### Problem statement:
Repeat everything from the first line of the listing below through the line that contains "0.50, 0.75, 1.00];", exactly. Leave out pictures.

### Recorded data:
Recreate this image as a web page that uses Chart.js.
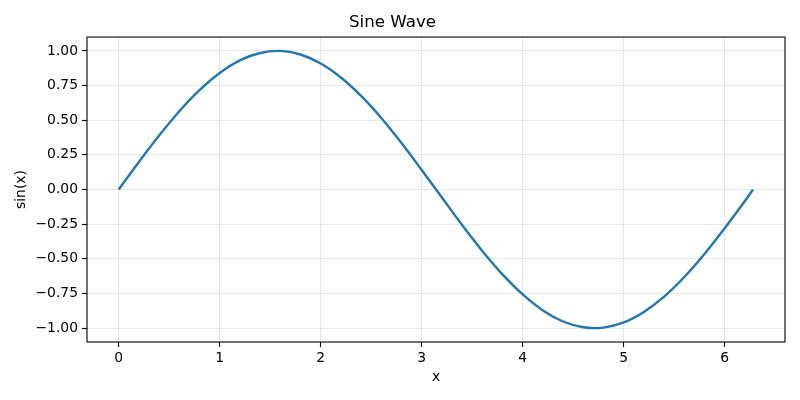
<!DOCTYPE html>
<html>
<head>
<meta charset="utf-8">
<script src="https://cdn.jsdelivr.net/npm/chart.js@4"></script>
<style>
  body { margin: 0; background: #fff; }
</style>
</head>
<body>
<canvas id="chart" width="800" height="400"></canvas>
<script>
// values
const xValues = [0, 0.2, 0.4, 0.6, 0.8, 1.0, 1.2, 1.4, 1.6, 1.8, 2.0, 2.2, 2.4, 2.6, 2.8, 3.0,
                 3.2, 3.4, 3.6, 3.8, 4.0, 4.2, 4.4, 4.6, 4.8, 5.0, 5.2, 5.4, 5.6, 5.8, 6.0, 6.2, 6.28];
const yValues = [0, 0.199, 0.389, 0.565, 0.717, 0.841, 0.932, 0.985, 1.000, 0.974, 0.909, 0.808, 0.675, 0.516, 0.335, 0.141,
                 -0.058, -0.256, -0.443, -0.612, -0.757, -0.872, -0.952, -0.994, -0.996, -0.959, -0.883, -0.773, -0.631, -0.465, -0.279, -0.083, 0.000];
const xTicks = [0, 1, 2, 3, 4, 5, 6];
const yTicks = [-1.00, -0.75, -0.50, -0.25, 0.00, 0.25, 0.50, 0.75, 1.00];

const font = { family: 'DejaVu Sans', size: 13.9 };
const gridCfg = {
    color: 'rgba(176,176,176,0.3)',
    lineWidth: 1,
    tickColor: '#000',
    tickWidth: 1.1,
    tickLength: 5,
};

const fmt = v => (v < 0 ? '\u2212' : '') + Math.abs(v).toFixed(2);

// matplotlib-style box around the axes
const frame = {
    id: 'frame',
    afterDraw(chart) {
        const { ctx, chartArea: a } = chart;
        ctx.save();
        ctx.strokeStyle = '#000';
        ctx.lineWidth = 1.1;
        ctx.strokeRect(a.left, a.top, a.right - a.left, a.bottom - a.top);
        ctx.restore();
    }
};

new Chart(document.getElementById('chart'), {
    type: 'line',
    data: {
        datasets: [{
            data: xValues.map((x, i) => ({ x: x, y: yValues[i] })),
            borderColor: '#1f77b4',
            borderWidth: 2.4,
            pointRadius: 0,
            tension: 0.35,
            fill: false,
        }]
    },
    options: {
        responsive: false,
        animation: false,
        layout: { padding: { right: 15, top: 0, bottom: 0, left: 0 } },
        plugins: {
            legend: { display: false },
            tooltip: { enabled: false },
            title: {
                display: true,
                text: 'Sine Wave',
                color: '#000',
                font: { family: 'DejaVu Sans', size: 16.7, weight: 'normal' },
                padding: { top: 13, bottom: 4 },
            },
        },
        scales: {
            x: {
                type: 'linear',
                min: -0.314,
                max: 6.597,
                afterBuildTicks: s => { s.ticks = xTicks.map(v => ({ value: v })); },
                afterFit: s => { s.height = 58; },
                grid: gridCfg,
                border: { display: false },
                ticks: { color: '#000', font: font, padding: 3, maxRotation: 0,
                         callback: v => String(v) },
                title: { display: true, text: 'x', color: '#000', font: font,
                         padding: { top: 0, bottom: 14.5 } },
            },
            y: {
                min: -1.1,
                max: 1.1,
                afterBuildTicks: s => { s.ticks = yTicks.map(v => ({ value: v })); },
                afterFit: s => { s.width = 87; },
                grid: gridCfg,
                border: { display: false },
                ticks: { color: '#000', font: font, padding: 4, callback: v => fmt(v) },
                title: { display: true, text: 'sin(x)', color: '#000', font: font,
                         padding: { top: 13.5, bottom: 0 } },
            }
        }
    },
    plugins: [frame]
});
</script>
</body>
</html>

### Final result:
Recreate this image as a web page that uses Chart.js.
<!DOCTYPE html>
<html>
<head>
<meta charset="utf-8">
<script src="https://cdn.jsdelivr.net/npm/chart.js@4"></script>
<style>
  body { margin: 0; background: #fff; }
</style>
</head>
<body>
<canvas id="chart" width="800" height="400"></canvas>
<script>
// values
const xValues = [0, 0.2, 0.4, 0.6, 0.8, 1.0, 1.2, 1.4, 1.6, 1.8, 2.0, 2.2, 2.4, 2.6, 2.8, 3.0,
                 3.2, 3.4, 3.6, 3.8, 4.0, 4.2, 4.4, 4.6, 4.8, 5.0, 5.2, 5.4, 5.6, 5.8, 6.0, 6.2, 6.28];
const yValues = [0, 0.199, 0.389, 0.565, 0.717, 0.841, 0.932, 0.985, 1.000, 0.974, 0.909, 0.808, 0.675, 0.516, 0.335, 0.141,
                 -0.058, -0.256, -0.443, -0.612, -0.757, -0.872, -0.952, -0.994, -0.996, -0.959, -0.883, -0.773, -0.631, -0.465, -0.279, -0.083, 0.000];
const xTicks = [0, 1, 2, 3, 4, 5, 6];
const yTicks = [-1.00, -0.75, -0.50, -0.25, 0.00, 0.25, 0.50, 0.75, 1.00];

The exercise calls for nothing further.